That 99.9% is good enough for me - better to pretty much know a vast number of things with a reasonable degree of certainty - then to waste the rest of your life blowing hot air about justified true belief, internalism, externalism, Descartes demon etc for the lord knows how long!
We must confess that we do not fully and finally know anything at all, but practically and provisionally know more than we ever can imagine
the objective truth would be based on human minds…
so the 0.1% would cover that messy stuff…and if things are working ok who the hell cares about the 0.1%…
the objective truth would be based on human minds…
so the 0.1% would cover that messy stuff…and if things are working ok who the hell cares about the 0.1%…
Working?
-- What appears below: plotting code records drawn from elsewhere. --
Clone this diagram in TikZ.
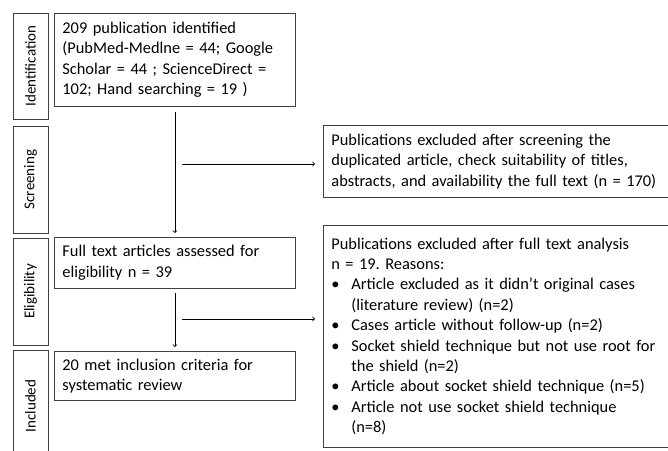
\documentclass[tikz,border=0pt]{standalone}
\usepackage{fontspec}
\setmainfont{Carlito}
\usetikzlibrary{positioning}
\frenchspacing
\newcommand{\reason}[1]{\par\hangindent=20pt\hangafter=1\noindent\makebox[20pt][l]{\textbullet}#1}

\begin{document}
\begin{tikzpicture}[x = 1pt, y = -1pt,
        every node/.style = {font = \fontsize{16.4}{20.4}\selectfont},
        framed/.style = {draw = black!75, line width = 0.8pt},
        stagebox/.style = {framed, rotate = 90, minimum height = 35pt, inner sep = 0pt, font = \fontsize{15}{18}\selectfont},
        mainbox/.style = {framed, anchor = north west, text width = 225pt, inner xsep = 8pt, align = left},
        exclbox/.style = {framed, anchor = north west, text width = 345pt, inner xsep = 8pt, align = left},
        flow/.style = {->, line width = 0.8pt}]
    \clip (0,0) rectangle (668,450);
    % stages
    \node[stagebox, minimum width = 106pt] (identification) at (30.5,66) {Identification};
    \node[stagebox, minimum width = 107pt] (screening) at (30.5,179.5) {Screening};
    \node[stagebox, minimum width = 107pt] (eligibility) at (30.5,291.5) {Eligibility};
    \node[stagebox, minimum width = 112pt] (included) at (30.5,406) {Included};
    % main flow
    \node[mainbox, minimum height = 93pt] (identified) at (54,13)
        {209 publication identified\\ (PubMed-Medlne = 44; Google\\ Scholar = 44 ; ScienceDirect =\\ 102; Hand searching = 19 )};
    \node[mainbox, minimum height = 51pt] (fulltext) at (54,237)
        {Full text articles assessed for\\ eligibility n = 39};
    \node[mainbox, minimum height = 49pt] (met) at (54,351)
        {20 met inclusion criteria for\\ systematic review};
    % exclusions
    \node[exclbox, minimum height = 72pt] (screened) at (323,125)
        {Publications excluded after screening the\\ duplicated article, check suitability of titles,\\ abstracts, and availability the full text (n = 170)};
    \node[exclbox, minimum height = 222pt] (reasons) at (323,225)
        {Publications excluded after full text analysis\\ n = 19. Reasons:
        \reason{Article excluded as it didn’t original cases\newline (literature review) (n=2)}
        \reason{Cases article without follow-up (n=2)}
        \reason{Socket shield technique but not use root for\newline the shield (n=2)}
        \reason{Article about socket shield technique (n=5)}
        \reason{Article not use socket shield technique\newline (n=8)}\par};
    % arrows
    \coordinate (split1) at (182,164);
    \coordinate (split2) at (182,319);
    \draw[flow, shorten <= 5pt, shorten >= 4pt] (identified.south) -- (fulltext.north);
    \draw[flow, shorten <= 4pt, shorten >= 4pt] (fulltext.south) -- (met.north);
    \draw[flow, shorten >= 8pt] (split1) -- (split1 -| screened.west);
    \draw[flow, shorten >= 8pt] (split2) -- (split2 -| reasons.west);
\end{tikzpicture}
\end{document}
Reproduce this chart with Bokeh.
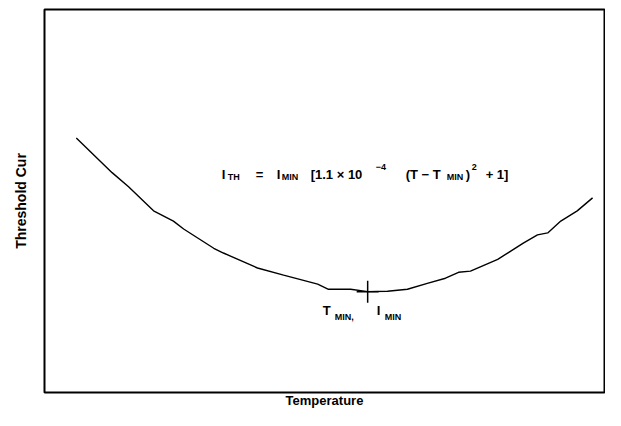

As in “clocks work”? The Roman Catholic church works too.
no no no----i am writing about objective truths about matter and energy and living organisms and spacetime.
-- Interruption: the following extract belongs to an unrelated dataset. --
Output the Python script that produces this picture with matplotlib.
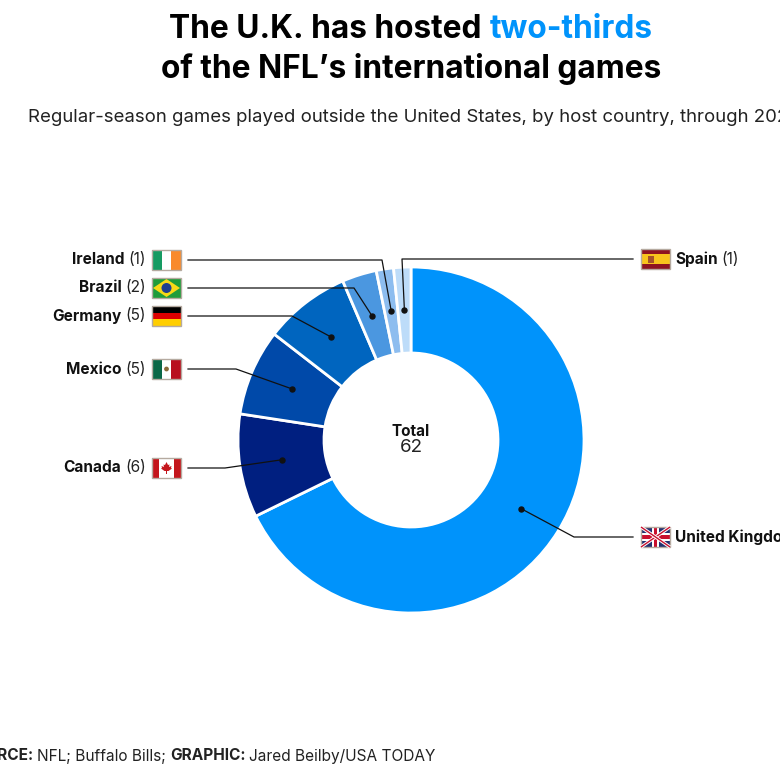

and if the theories lead to things that work then ok…like our understanding of electricity…
whether the catholic church works is in the minds of those that believe that…it doesnt work for 99.9%.
I think the greater problem is that she also knows what “it works” means.
But substantiated theories formed of perception alone do not make facts.
They are the very make of illusion.
jesus christ where is this thread going…come on, you guys know what objective truth is…you can prove it and it works…
and you can have any kind of god you want… saint can be god…anon you can be god…and i can make objective truths god
How fussily are we allowed/supposed to look at your description?
For example, the verb ‘use’ could be challenged.
Especially since what is being used is part of the plant.
Do I use my mitochondria? or my ATP?
Also: how complete does an objective truth have to be?
Can one challenge a truth not for being false, per se, but for being misleading, in context, given what is missing?
If ‘working’ is the criterion of an objective truth, have we given up on some kind of correspondence theory of knowledge? What if something is working for someone but we cannot determine, via science say, that their belief corresponds to,…cough, cough [apologies in advance for the word use] reality?
my latter issue, the one about incomplete in context and misleading applies. I would not call it false, per se, but I would not call it true. I am sure it can lead to certain kinds of repeated experiences - iow is useful. The materialist outlook, however, inherent in the language - iow the ‘reality’ called up by the terms - I think is false. So no.